Giustina Renier Michiel (1755–1832) was an aristocratic woman who helped intellectual and social Venetian life flourish.

==Early life==
She was born in Venice on 14 October 1755 to Andrea Renier, son of Paolo Renier (penultimate Doge of Venice), and Cecilia Manin, sister of Ludovico, the last Doge. She learned English, French, Music, Art, Math and Natural History when she was sent to a convent of Capuchin nuns at Treviso at the age of three. She was brought back to Venice at the age of nine and placed in a fashionable boarding school kept by a Frenchwoman. She was considered a bookworm and a woman with an independent mind.

==Marriage==
At the age of 20 she married Marc Antonio Michiel on 25 October 1775. They followed her father to Rome, not long after, where he had been named the Venetian ambassador to Pope Pius VI. Though she only stayed one year she made a profound impression on the Roman society and was given the nickname Venerina Veneziana, Venetian Venus. It was during this trip that Giustina gave birth to a daughter in 1776, Elena. They had two other daughters who were born over the course of the next two years, Cecilia and Chiara (died at age ten).

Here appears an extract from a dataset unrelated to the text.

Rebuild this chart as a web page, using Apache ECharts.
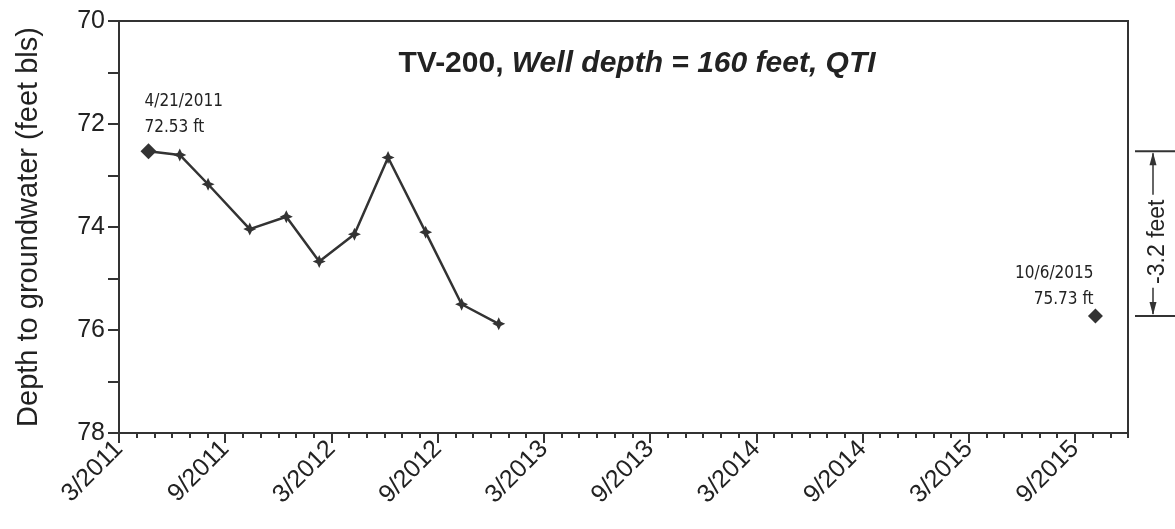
<!DOCTYPE html>
<html>
<head>
<meta charset="utf-8">
<script src="https://cdn.jsdelivr.net/npm/echarts@6/dist/echarts.min.js"></script>
<style>
html,body{margin:0;padding:0;background:#fff;}
#c{width:1175px;height:529px;}
</style>
</head>
<body>
<div id="c"></div>
<script>
// ---- data ----
const measureDates = ['2011-04-21','2011-06-14','2011-08-02','2011-10-13','2011-12-15','2012-02-10','2012-04-10','2012-06-07','2012-08-11','2012-10-12','2012-12-15'];
const measureDepths = [72.53, 72.60, 73.17, 74.04, 73.80, 74.67, 74.14, 72.65, 74.10, 75.50, 75.88];
const lastDate = '2015-10-06';
const lastDepth = 75.73;
const firstLabel = ['4/21/2011', '72.53 ft'];
const lastLabel = ['10/6/2015', '75.73 ft'];
const changeLabel = '-3.2 feet';
const xTickMonths = [0, 6, 12, 18, 24, 30, 36, 42, 48, 54]; // months since 3/2011
const yTicks = [70, 71, 72, 73, 74, 75, 76, 77, 78];
const yLabels = [70, 72, 74, 76, 78];
const titleBold = 'TV-200';
const titleItalic = 'Well depth = 160 feet, QTI';
const yName = 'Depth to groundwater (feet bls)';

// months since 1 Mar 2011 (fractional)
function monthPos(s) {
  const [y, m, d] = s.split('-').map(Number);
  const dim = new Date(y, m, 0).getDate();
  return (y - 2011) * 12 + (m - 3) + (d - 1) / dim;
}
function monthLabel(v) {
  const idx = v + 2;
  return (idx % 12 + 1) + '/' + (2011 + Math.floor(idx / 12));
}
const allMonths = [];
for (let i = 0; i <= 57; i++) allMonths.push(i);

const INK = '#333333';
const SANS = 'Arial, "Liberation Sans", sans-serif';
const star = 'path://M0,-10 L3.2,-3.2 L10,0 L3.2,3.2 L0,10 L-3.2,3.2 L-10,0 L-3.2,-3.2 Z';
const narrow = '"Liberation Sans Narrow", "Arial Narrow", "DejaVu Sans Condensed", sans-serif';

const lineData = measureDates.map((d, i) => {
  const item = { value: [monthPos(d), measureDepths[i]] };
  if (i === 0) {
    item.symbol = 'diamond';
    item.symbolSize = 16;
    item.label = {
      show: true, position: 'top', align: 'left', offset: [-4, 2],
      formatter: firstLabel.join('\n'), fontFamily: narrow, fontSize: 17,
      lineHeight: 26, color: '#222'
    };
  }
  return item;
});

const chart = echarts.init(document.getElementById('c'), null, { renderer: 'canvas' });
const option = {
  animation: false,
  backgroundColor: '#fff',
  title: {
    text: '{b|' + titleBold + '}{n|, }{i|' + titleItalic + '}',
    left: 632, top: 44, textAlign: 'center',
    textStyle: {
      rich: {
        b: { fontWeight: 'bold', fontSize: 30, fontFamily: SANS, color: '#222' },
        n: { fontSize: 30, fontFamily: SANS, color: '#222' },
        i: { fontStyle: 'italic', fontSize: 30, fontFamily: SANS, color: '#222' }
      }
    }
  },
  grid: {
    left: 119, right: 47, top: 21, bottom: 96,
    show: true, borderColor: INK, borderWidth: 2, backgroundColor: 'transparent'
  },
  xAxis: [{
    type: 'value', min: 0, max: 57, interval: 6,
    splitLine: { show: false },
    axisLine: { show: true, onZero: false, lineStyle: { color: INK, width: 2 } },
    axisTick: { show: true, length: 10, customValues: xTickMonths, lineStyle: { color: INK, width: 2 } },
    axisLabel: {
      customValues: xTickMonths, formatter: v => monthLabel(v), rotate: 45,
      fontSize: 25, color: '#222', margin: 12, fontFamily: SANS
    }
  }, {
    type: 'value', min: 0, max: 57, position: 'bottom',
    splitLine: { show: false },
    axisLine: { show: false, onZero: false },
    axisTick: { show: true, length: 5, customValues: allMonths, lineStyle: { color: INK, width: 2 } },
    axisLabel: { show: false }
  }],
  yAxis: {
    type: 'value', inverse: true, min: 70, max: 78, interval: 2,
    name: yName, nameLocation: 'middle', nameGap: 76, nameRotate: 90,
    nameTextStyle: { fontSize: 29, color: '#222', fontFamily: SANS },
    splitLine: { show: false },
    axisLine: { show: true, onZero: false, lineStyle: { color: INK, width: 2 } },
    axisTick: { show: true, length: 11, customValues: yTicks, lineStyle: { color: INK, width: 2 } },
    axisLabel: {
      customValues: yLabels, fontSize: 25, color: '#222', margin: 14, fontFamily: SANS
    }
  },
  series: [{
    type: 'line',
    data: lineData,
    symbol: star, symbolSize: 13,
    lineStyle: { color: INK, width: 2.5 },
    itemStyle: { color: INK, opacity: 1 },
    z: 3
  }, {
    type: 'scatter',
    data: [{
      value: [monthPos(lastDate), lastDepth],
      label: {
        show: true, position: 'top', align: 'right', offset: [-2, 9],
        formatter: lastLabel.join('\n'), fontFamily: narrow, fontSize: 17,
        lineHeight: 26, color: '#222'
      }
    }],
    symbol: 'diamond', symbolSize: 15,
    itemStyle: { color: INK, opacity: 1 },
    z: 3
  }]
};
chart.setOption(option);

// change bracket at right, positioned by the y scale
const yTop = chart.convertToPixel({ yAxisIndex: 0 }, measureDepths[0]);
const yBot = chart.convertToPixel({ yAxisIndex: 0 }, lastDepth);
const ax = 1153, x0 = 1135, x1 = 1175;
const yTxt = (yTop + yBot) / 2 + 8;
const txtHalf = 44;
chart.setOption({
  graphic: [
    { type: 'line', shape: { x1: x0, y1: yTop, x2: x1, y2: yTop }, style: { stroke: INK, lineWidth: 2 } },
    { type: 'line', shape: { x1: x0, y1: yBot, x2: x1, y2: yBot }, style: { stroke: INK, lineWidth: 2 } },
    { type: 'line', shape: { x1: ax, y1: yTop + 2, x2: ax, y2: yTxt - txtHalf - 3 }, style: { stroke: INK, lineWidth: 1.5 } },
    { type: 'polygon', shape: { points: [[ax, yTop + 1], [ax - 3.5, yTop + 14], [ax + 3.5, yTop + 14]] }, style: { fill: INK } },
    { type: 'line', shape: { x1: ax, y1: yTxt + txtHalf + 2, x2: ax, y2: yBot - 2 }, style: { stroke: INK, lineWidth: 1.5 } },
    { type: 'polygon', shape: { points: [[ax, yBot - 1], [ax - 3.5, yBot - 14], [ax + 3.5, yBot - 14]] }, style: { fill: INK } },
    {
      type: 'text', x: 1158, y: yTxt, rotation: Math.PI / 2,
      style: { text: changeLabel, fill: '#222', align: 'center', verticalAlign: 'middle',
               font: '23px Arial, "Liberation Sans", sans-serif' }
    }
  ]
});
</script>
</body>
</html>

She was often left alone with her children while her husband traveled and so she was unhappy and ended up getting a divorce from her husband on 4 August 1784 Their divorce left her free to enjoy an active social life, which had been something her husband did not approve of.

When she came back from her yearlong stay in Rome, her paternal grandfather, Paolo Renier, was elected doge. Because the people refused to accept his wife Margherita Delmaz, a dancer, as a dogaressa, Giustina Renier Michiel had to step in. She served as first lady in all official ceremonies when necessary between the years of 1779 and 1789 while also pursuing her intellectual passions and hosting a literary salon.

==Salon==
Giustina Renier Michiel’s salon was considered one of the two most in vogue salons of Venice, the other being that of her friend Isabella Teotochi. There was a particularly Venetian character to her salon and it was frequented by well-known literary figures such as Ippolito Pindemonte, Marina Querini Benzon, Ugo Foscolo, Giustiniana Wynne (Countess Rosenberg), the French Madame de Staël and the English Lord Byron. She built connections between people, introducing scholars to one another, and promoted socializing and intellectual conversation. Her salon was not all about intense intellect; it had a good stream of recreational pleasure. Vittorio Malamani had said that her guests often arrived after midnight once the theater finished in order to discuss the works that they had just seen and to play "society games."

When Napoleon invaded Venice, she closed her salon and pursued the study of botany and the publishing of her Shakespeare translations for the next ten years. She translated Othello and Macbeth in 1798 and Coriolanus in 1800 from English to Italian.

==Publication==
During this time she also started her monumental work published in six volumes, Le origine delle feste veneziane. The book was heavily researched and was an extensive look into Venice’s festivals, myths and public rituals. This collection of Venetian traditions was one way in which she tried defending Venice and its history. "She seemed to make it her duty to prevent anything from disturbing the ghost of the defunct republic."

==Later life==
She eventually reopened her salon and held it thus till her death. She was a patroness of Canova and a correspondent with Chateaubriand. She wrote many letters, many of which went to her niece Adriana Zannini, Marc Antonio Michiel, Contessa Marina Beneti Cicciaponi and many others. In her later years she had to wear an ear trumpet for she became deaf. On April 6, 1832 she died surrounded by her friends and grandchildren at the age of 77, and she was interred at the San Michele cemetery on the Isola di San Michele, in Venice.